For performance reasons classes are cached so the resolver will only be called once at the most for each element. If you change your resolver you need to re-load or to close and re-open the area which shows the component.

3.1+54.1.10

The FeatureResolver Interface

A FeatureResolver can provide a feature for a GUI element.

After QF-Test determined the feature of a GUI element the registered FeatureResolvers get a chance to override or suppress this feature. The first resolver that returns a non-null value determines the outcome. If no resolvers are registered or all of them return null the original feature is used.

To suppress an element's feature getFeature should return the empty string.

Technologies: AWT/Swing, JavaFX, SWT, Windows, Android, iOS. For web applications please use the Install CustomWebResolver node as described in Improving component recognition with a CustomWebResolver. It was optimized for web elements and is more performant. Just in case the functionality provided there is insufficient make use of the FeatureResolver.

A FeatureResolver needs to implement the following method:

The following example implements a feature resolver returning the title of the panel border as feature for Java/Swing panels.

def getFeature(com, feature):
    try:
        title = com.getBorder().getInsideBorder().getTitle()
        if title != None:
            return title
    except:
        pass

resolvers.addResolver("paneltitle", getFeature, "Panel")

54.1.11

The ExtraFeatureResolver Interface

An ExtraFeatureResolver can add, change or delete an Extra feature in the Extra features table for a GUI element. For this purpose the interface provides a number of methods.
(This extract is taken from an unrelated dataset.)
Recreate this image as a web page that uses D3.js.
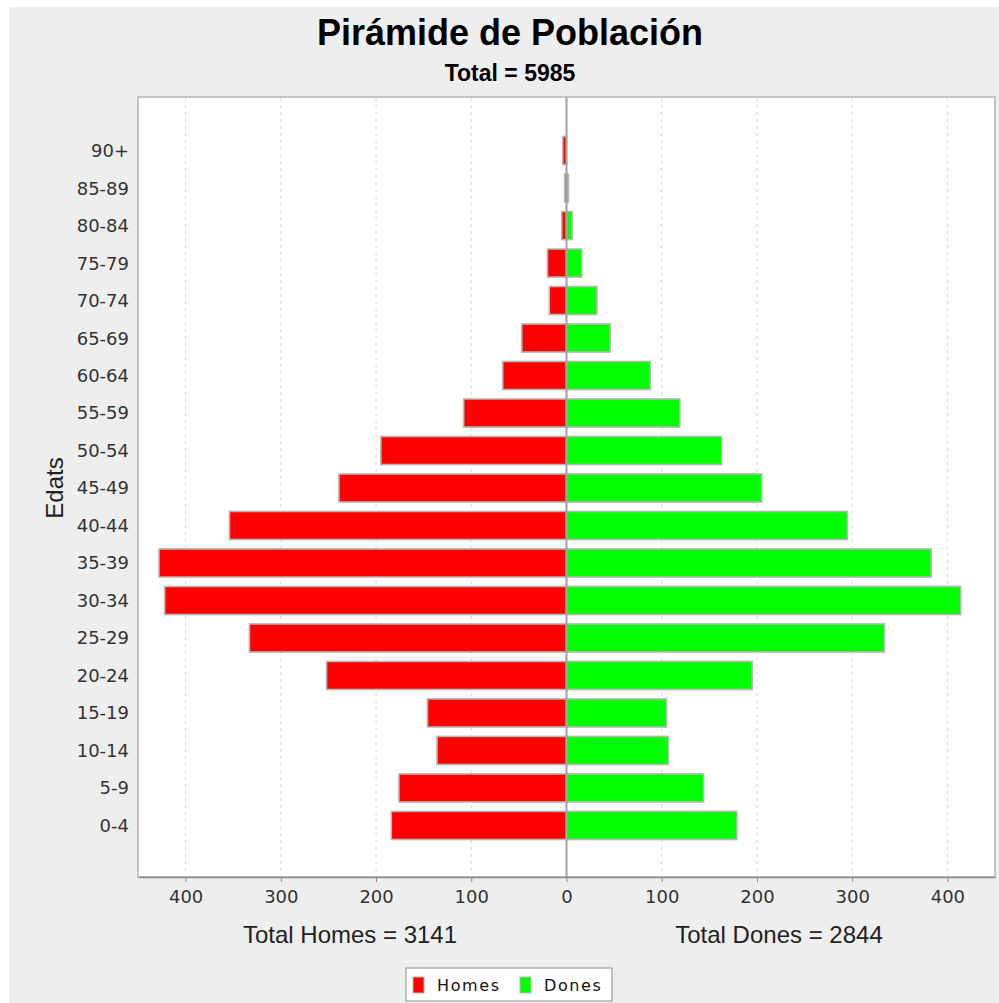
<!DOCTYPE html><html><head><meta charset="UTF-8"><script src="https://d3js.org/d3.v7.min.js"></script><style>
  body { margin: 0; background: #fff; }
  .cat, .tick text { font-family: "DejaVu Sans", sans-serif; font-size: 18px; fill: #333; }
  .lbl { font-family: "Liberation Sans", Arial, sans-serif; font-size: 24px; fill: #222; }
</style></head><body><div id="chart"></div><script>
const ageGroups = ["0-4","5-9","10-14","15-19","20-24","25-29","30-34","35-39","40-44","45-49","50-54","55-59","60-64","65-69","70-74","75-79","80-84","85-89","90+"];
const homes = [184,176,136,146,252,333,422,428,354,239,195,108,67,47,18,20,5,2,4];
const dones = [179,144,107,105,195,334,414,383,295,205,163,119,88,46,32,16,6,2,0];
const tickValues = [-400,-300,-200,-100,0,100,200,300,400];
const totalHomes = 3141, totalDones = 2844;

const W = 999, H = 1003;
const plot = {left: 138, right: 995, top: 97, bottom: 877};

const svg = d3.select('#chart').append('svg')
  .attr('width', W).attr('height', H);

svg.append('rect').attr('x', 9).attr('y', 7).attr('width', W - 9).attr('height', H - 7).attr('fill', '#eeeeee');

svg.append('text').attr('x', 510).attr('y', 45).attr('text-anchor', 'middle')
  .style('font-family', '"Liberation Sans", Arial, sans-serif').style('font-size', '36px').style('font-weight', 'bold')
  .text('Pirámide de Población');
svg.append('text').attr('x', 510).attr('y', 81).attr('text-anchor', 'middle')
  .style('font-family', '"Liberation Sans", Arial, sans-serif').style('font-size', '23px').style('font-weight', 'bold')
  .text('Total = ' + (totalHomes + totalDones));

const x = d3.scaleLinear().domain([-450, 450]).range([plot.left, plot.right]);
const y = d3.scaleBand().domain(ageGroups.slice().reverse())
  .range([plot.top + 2, plot.bottom]).paddingInner(0.25).paddingOuter(1.0);

svg.append('rect').attr('x', plot.left).attr('y', plot.top)
  .attr('width', plot.right - plot.left).attr('height', plot.bottom - plot.top)
  .attr('fill', '#fff').attr('stroke', '#c4c4c4').attr('stroke-width', 2);

// gridlines
svg.append('g').selectAll('line').data(tickValues.filter(d => d !== 0)).enter().append('line')
  .attr('x1', d => x(d)).attr('x2', d => x(d))
  .attr('y1', plot.top + 1).attr('y2', plot.bottom)
  .attr('stroke', '#d6d6d6').attr('stroke-dasharray', '3,4');

const rows = ageGroups.map((g, i) => ({g, h: homes[i], d: dones[i]}));

svg.append('g').selectAll('rect').data(rows).enter().append('rect')
  .attr('x', d => x(-d.h)).attr('y', d => y(d.g))
  .attr('width', d => x(0) - x(-d.h)).attr('height', y.bandwidth())
  .attr('fill', '#ff0000').attr('stroke', '#b8b8b8').attr('stroke-width', 1.6);

svg.append('g').selectAll('rect').data(rows).enter().append('rect')
  .attr('x', x(0)).attr('y', d => y(d.g))
  .attr('width', d => x(d.d) - x(0)).attr('height', y.bandwidth())
  .attr('fill', '#00ff00').attr('stroke', '#b8b8b8').attr('stroke-width', 1.6);

// zero line
svg.append('line').attr('x1', x(0)).attr('x2', x(0)).attr('y1', plot.top).attr('y2', plot.bottom)
  .attr('stroke', '#a0a0a0').attr('stroke-width', 2);

// category labels
svg.append('g').selectAll('text').data(ageGroups).enter().append('text')
  .attr('class', 'cat').attr('x', 129).attr('y', d => y(d) + y.bandwidth() / 2).attr('dy', '0.36em')
  .attr('text-anchor', 'end').text(d => d);

// x axis
const xAxis = svg.append('g').attr('transform', `translate(0,${plot.bottom})`)
  .call(d3.axisBottom(x).tickValues(tickValues).tickFormat(d => Math.abs(d))
    .tickSizeInner(5).tickSizeOuter(0).tickPadding(8));
xAxis.select('.domain').attr('stroke', '#8a8a8a').attr('stroke-width', 1.5);
xAxis.selectAll('.tick line').attr('stroke', '#8a8a8a');

svg.append('text').attr('class', 'lbl').attr('x', 350).attr('y', 943).attr('text-anchor', 'middle')
  .text('Total Homes = ' + totalHomes);
svg.append('text').attr('class', 'lbl').attr('x', 779).attr('y', 943).attr('text-anchor', 'middle')
  .text('Total Dones = ' + totalDones);

svg.append('text').attr('class', 'lbl').attr('transform', 'translate(63,488) rotate(-90)')
  .attr('text-anchor', 'middle').text('Edats');

// legend
const legend = svg.append('g');
legend.append('rect').attr('x', 406).attr('y', 968).attr('width', 206).attr('height', 33)
  .attr('fill', '#fff').attr('stroke', '#8c8c8c');
const items = [{name: 'Homes', color: '#ff0000', x: 413}, {name: 'Dones', color: '#00ff00', x: 520}];
items.forEach(it => {
  legend.append('rect').attr('x', it.x).attr('y', 977).attr('width', 11).attr('height', 16)
    .attr('fill', it.color).attr('stroke', '#b8b8b8').attr('stroke-width', 1);
  legend.append('text').attr('x', it.x + 24).attr('y', 991)
    .style('font-family', '"DejaVu Sans", sans-serif').style('font-size', '16px').style('letter-spacing', '1.6px')
    .attr('fill', '#111').text(it.name);
});
</script></body></html>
Instances of the class de.qfs.apps.qftest.shared.data.ExtraFeature represent one Extra feature for a GUI element, comprising its name and value along with information about whether the feature is expected to match, whether it is a regular expression and whether the match should be negated. For possible states the class defines the constants STATE_IGNORE, STATE_SHOULD_MATCH and STATE_MUST_MATCH.

After QF-Test determined the Extra features for a GUI element, the registered ExtraFeatureResolvers get a chance to override these features. In contrast to other resolvers, QF-Test does not stop when the first resolver returns a non-null value. Instead it passes its result as input to the next resolver which makes it possible to register several ExtraFeatureResolvers that handle different Extra features. If no resolvers are registered or all of them return null, QF-Test will proceed to use the original set.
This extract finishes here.